Os livros são o registro da história, nossa cultura, o trabalho dos criadores, poetas, romancistas, biógrafos, e nunca serão substituídos por outros meios. Mesmo que hoje se possa “baixá-los” até de graça em PDF em “tablets”, ou nos “paperwhite” (branco-papel), que têm a virtude de não emitir a nociva luz azul: minúsculos pigmentos de grafite se aglutinam para formar os textos sob a luz natural, como um livro de papel. O problema maior que vem somar a essa falta de leitura do brasileiro é o smartphone, ou mesmo um simples celular, aparelhos em que os jovens usam uma taquigrafia de dois polegares para passar curtas mensagens em um dialeto tribal sem acentos: “pq vc naum vm k”? “Naum to di boa”, e por aí vai.

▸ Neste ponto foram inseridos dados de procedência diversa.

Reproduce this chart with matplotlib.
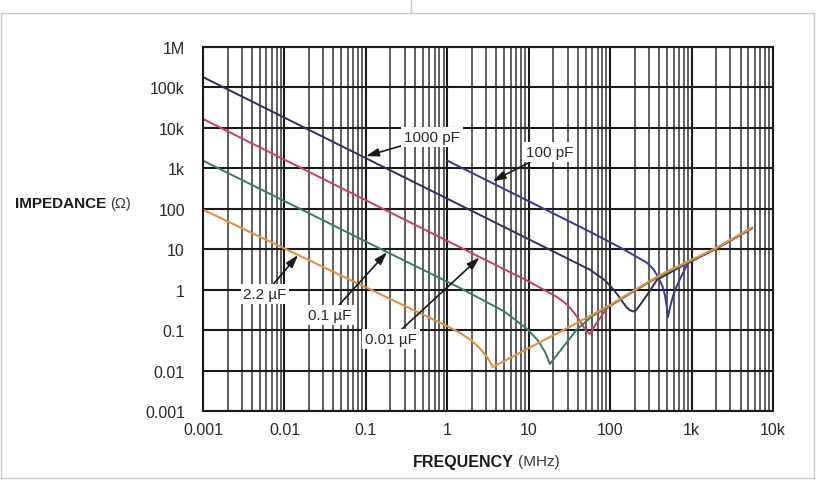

Não é a informática, em si, o problema, pois no computador pode-se ler jornais, trabalhos científicos abalizados ou uma boa poesia. O celular, com seus programas WhatsApp, Instagram, TikTok e Telegram, este último na mira do STF pela possibilidade de descontrole em período eleitoral – a sede é em Dubai, o produto é russo e não responde à imprensa, à Justiça, a ninguém. Nesses apps sociais tem domínio a preguiça, e além da taquigrafia tribal usa-se gravar mensagens, preservada sempre a norma de não ultrapassar dois minutos ou parcas linhas para não chamarem de “textão”, outro neologismo. Ter livros em casa força o leitor a erguer-se e ir à estante buscá-los, ler fontes confiáveis e ao ótimo costume de, na dúvida, consultar, retendo o possível na memória.

Termino com uma boutade genial do comediante Groucho Marx: “Acho a TV muito educativa. Toda hora que alguém a liga, vou para outra sala ler um livro”.